Gérer
19 octobre 2025« Deux femmes dans un café parlent d’une amie commune. « Comment l’as-tu trouvée ? — Pas bien du tout. — La pauvre ! —Que veux-tu, elle ne sait pas gérer son deuil. »
Le deuil, la mort de l’homme que cette femme aimait, objet d’une bonne ou mauvaise gestion ! Gérer son budget, gérer son temps, gérer son énergie, gérer son angoisse et même, un comble ! gérer ses passions…Voici que le vocabulaire marchand gagne ce qu’il y a en nous de plus intime, de plus obscur.

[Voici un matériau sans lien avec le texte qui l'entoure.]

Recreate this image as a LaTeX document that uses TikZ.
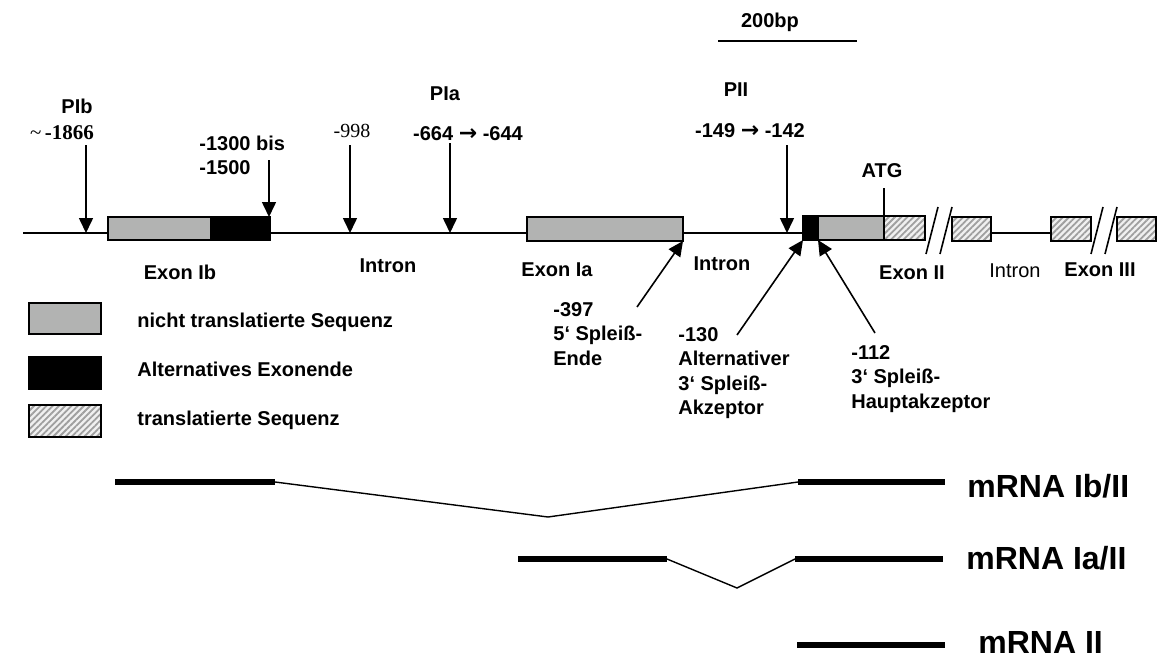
\documentclass[tikz,border=0pt]{standalone}
\usepackage{fontspec}
\setmainfont{Liberation Sans}
\newfontfamily\serifnum{Liberation Serif}
\newfontfamily\arrowfont{DejaVu Sans}
\usetikzlibrary{arrows.meta,patterns.meta}
\definecolor{utrgray}{RGB}{178,179,178}
\begin{document}
\begin{tikzpicture}[x=0.5pt,y=-0.5pt,
  lbl/.style={font=\fontsize{10}{12.2}\selectfont\bfseries, inner sep=0pt, align=left},
  thinlbl/.style={font=\fontsize{10}{12.2}\selectfont, inner sep=0pt},
  mlbl/.style={font=\fontsize{16}{19}\selectfont\bfseries, inner sep=0pt, anchor=west},
  seg/.style={draw=black, line width=0.9pt, inner sep=0pt, outer sep=0pt, anchor=north west},
  utrbox/.style={seg, fill=utrgray},
  altbox/.style={seg, fill=black},
  cdsbox/.style={seg, preaction={fill=gray!12}, pattern={Lines[angle=45,distance=2.2pt,line width=0.9pt]}, pattern color=gray!75},
  arr/.style={-{Triangle[length=7.5pt,width=7pt]}, line width=0.8pt},
  gline/.style={line width=0.8pt},
  thick mrna/.style={line width=2.6pt},
  thin mrna/.style={line width=0.7pt},
]
\useasboundingbox (0,0) rectangle (1158,664);

% scale bar
\coordinate (sbl) at (718,41);
\coordinate (sbr) at (857,41);
\draw[line width=1pt] (sbl) -- (sbr);
\node[lbl] (sb) at (770,22) {200bp};

% gene line and boxes
\coordinate (lstart) at (23,233);
\node[utrbox, minimum width=51.5pt, minimum height=11.5pt] (exIbg) at (108,217) {};
\node[altbox, minimum width=29.5pt, minimum height=11.5pt] (exIbb) at (211,217) {};
\node[utrbox, minimum width=78pt, minimum height=12pt] (exIa) at (527,217) {};
\node[altbox, minimum width=7.5pt, minimum height=12pt] (exIIb) at (803,216) {};
\node[utrbox, minimum width=33pt, minimum height=12pt] (exIIg) at (818,216) {};
\node[cdsbox, minimum width=20.5pt, minimum height=12pt] (exIIh) at (884,216) {};
\node[cdsbox, minimum width=19.5pt, minimum height=12pt] (exIIh2) at (952,217) {};
\node[cdsbox, minimum width=20pt, minimum height=12pt] (exIIIa) at (1051,217) {};
\node[cdsbox, minimum width=19.5pt, minimum height=12pt] (exIIIb) at (1117,217) {};

\draw[gline] (lstart) -- (exIbg.west |- lstart);
\draw[gline] (exIbb.east |- lstart) -- (exIa.west |- lstart);
\draw[gline] (exIa.east |- lstart) -- (exIIb.west |- lstart);
\draw[gline] (exIIh2.east |- lstart) -- (exIIIa.west |- lstart);

% break marks
\coordinate (b1a) at (926,254); \coordinate (b1b) at (938,207);
\coordinate (b2a) at (940,254); \coordinate (b2b) at (952,207);
\coordinate (b3a) at (1091,254); \coordinate (b3b) at (1103,207);
\coordinate (b4a) at (1105,254); \coordinate (b4b) at (1117,207);
\draw[gline] (b1a) -- (b1b);
\draw[gline] (b2a) -- (b2b);
\draw[gline] (b3a) -- (b3b);
\draw[gline] (b4a) -- (b4b);

% promoter / position labels and arrows
\node[lbl] (pib) at (77,106) {PIb};
\node[lbl, font=\fontsize{10.5}{12.2}\selectfont] (pibpos) at (62,133) {{\serifnum\textasciitilde}\,{\serifnum\bfseries -1866}};
\coordinate (pibt) at (86,145); \coordinate (pibh) at (86,233);
\draw[arr] (pibt) -- (pibh);

\node[lbl, anchor=west] (p1300a) at (199,143) {-1300 bis};
\node[lbl, anchor=west] (p1300b) at (199,168) {-1500};
\coordinate (p1300t) at (269,160);
\draw[arr] (p1300t) -- (p1300t |- exIbb.north);

\node[thinlbl, font=\serifnum\fontsize{10}{12}\selectfont] (p998) at (352,131) {-998};
\coordinate (p998t) at (350,145); \coordinate (p998h) at (350,233);
\draw[arr] (p998t) -- (p998h);

\node[lbl] (pia) at (445,94) {PIa};
\node[lbl] (piapos) at (468,134) {-664 {\arrowfont\bfseries\fontsize{11}{12}\selectfont →} -644};
\coordinate (piat) at (450,143); \coordinate (piah) at (450,233);
\draw[arr] (piat) -- (piah);

\node[lbl] (pii) at (736,90) {PII};
\node[lbl] (piipos) at (750,131) {-149 {\arrowfont\bfseries\fontsize{11}{12}\selectfont →} -142};
\coordinate (piit) at (787,145); \coordinate (piih) at (787,233);
\draw[arr] (piit) -- (piih);

\node[lbl] (atg) at (882,171) {ATG};
\coordinate (atgt) at (884,188);
\draw[gline] (atgt) -- (exIIh.north west);

% region labels
\node[lbl] (lexib) at (180,272) {Exon Ib};
\node[lbl] (lint1) at (388,266) {Intron};
\node[lbl] (lexia) at (557,270) {Exon Ia};
\node[lbl] (lint2) at (722,264) {Intron};
\node[lbl] (lexii) at (912,273) {Exon II};
\node[thinlbl] (lint3) at (1015,271) {Intron};
\node[lbl] (lexiii) at (1100,270) {Exon III};

% splice site labels and arrows
\node[lbl, anchor=north west] (s397) at (553,302) {-397\\5‘ Spleiß-\\Ende};
\coordinate (s397t) at (637,307);
\draw[arr] (s397t) -- (exIa.south east);

\node[lbl, anchor=north west] (s130) at (678,327) {-130\\Alternativer\\3‘ Spleiß-\\Akzeptor};
\coordinate (s130t) at (737,335);
\draw[arr] (s130t) -- (exIIb.south west);

\node[lbl, anchor=north west] (s112) at (851,345) {-112\\3‘ Spleiß-\\Hauptakzeptor};
\coordinate (s112t) at (875,333);
\draw[arr] (s112t) -- (exIIg.south west);

% legend
\node[utrbox, minimum width=36pt, minimum height=15.5pt] (lg1) at (29,303) {};
\node[altbox, minimum width=36pt, minimum height=16pt] (lg2) at (29,357) {};
\node[cdsbox, minimum width=36pt, minimum height=16pt] (lg3) at (29,405) {};
\node[lbl, anchor=west] (lt1) at (137,322) {nicht translatierte Sequenz};
\node[lbl, anchor=west] (lt2) at (137,369) {Alternatives Exonende};
\node[lbl, anchor=west] (lt3) at (137,420) {translatierte Sequenz};

% mRNA Ib/II
\coordinate (m1a) at (115,482); \coordinate (m1b) at (275,482);
\coordinate (m1v) at (548,517);
\coordinate (m1c) at (798,482); \coordinate (m1d) at (945,482);
\draw[thick mrna] (m1a) -- (m1b);
\draw[thin mrna] (m1b) -- (m1v) -- (m1c);
\draw[thick mrna] (m1c) -- (m1d);
\node[mlbl] (ml1) at (967,486) {mRNA Ib/II};

% mRNA Ia/II
\coordinate (m2a) at (518,559); \coordinate (m2b) at (667,559);
\coordinate (m2v) at (737,588);
\coordinate (m2c) at (795,559); \coordinate (m2d) at (943,559);
\draw[thick mrna] (m2a) -- (m2b);
\draw[thin mrna] (m2b) -- (m2v) -- (m2c);
\draw[thick mrna] (m2c) -- (m2d);
\node[mlbl] (ml2) at (966,558) {mRNA Ia/II};

% mRNA II
\coordinate (m3a) at (797,645); \coordinate (m3b) at (945,645);
\draw[thick mrna] (m3a) -- (m3b);
\node[mlbl] (ml3) at (978,642) {mRNA II};
\end{tikzpicture}
\end{document}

J’ai honte pour ces deux femmes qui ignorent qu’on peut être fou de douleur et qui « gèrent » à petites gorgées leur apéritif du soir…Admettre qu’il y a en nous une machinerie avec son mode d’agencement particulier, c’est une chose…Que je gère mon deuil, que j’apprenne à « négocier » ma douleur, qu’on me prescrive un mode d’emploi, non. » C’est ce qu’écrit Jean-Bertrand Pontalis dans son livre intitulé Fenêtres.
Gérant
On devient donc gérant de sa propre vie, d’où il faut bannir toute ingérence. Le mot commerce est Emprunté. au latin commercium « négoce; lieu où se fait le commerce; droit de commercer » et « rapports, relations humaines, relations charnelles. » De ce commerce, on ne garde désormais que l’aspect marchand souligné par Jean-Baptiste Pontalis .

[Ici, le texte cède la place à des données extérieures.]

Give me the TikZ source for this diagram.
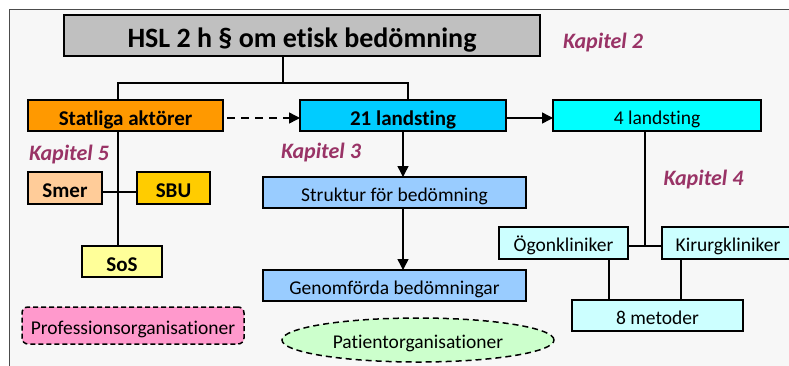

Puisque de commerce il est question, encore une citation de Pontalis citant Winnicott : « To my patients who have pais to teach me. » Les patients payent leur psychanalyste pour les enseigner. L’idée est plaisante, au point que les politiciens l’ont adoptée. Nous payons leur statut afin qu’ils apprennent à nous gouverner. Combien déclarent que le pouvoir leur a beaucoup appris. Ils aiment tellement progresser qu’ils ne veulent plus le quitter. Nos élus apprennent à nous gérer d’un mandat à un autre. Au profit de qui ? On ne sait trop.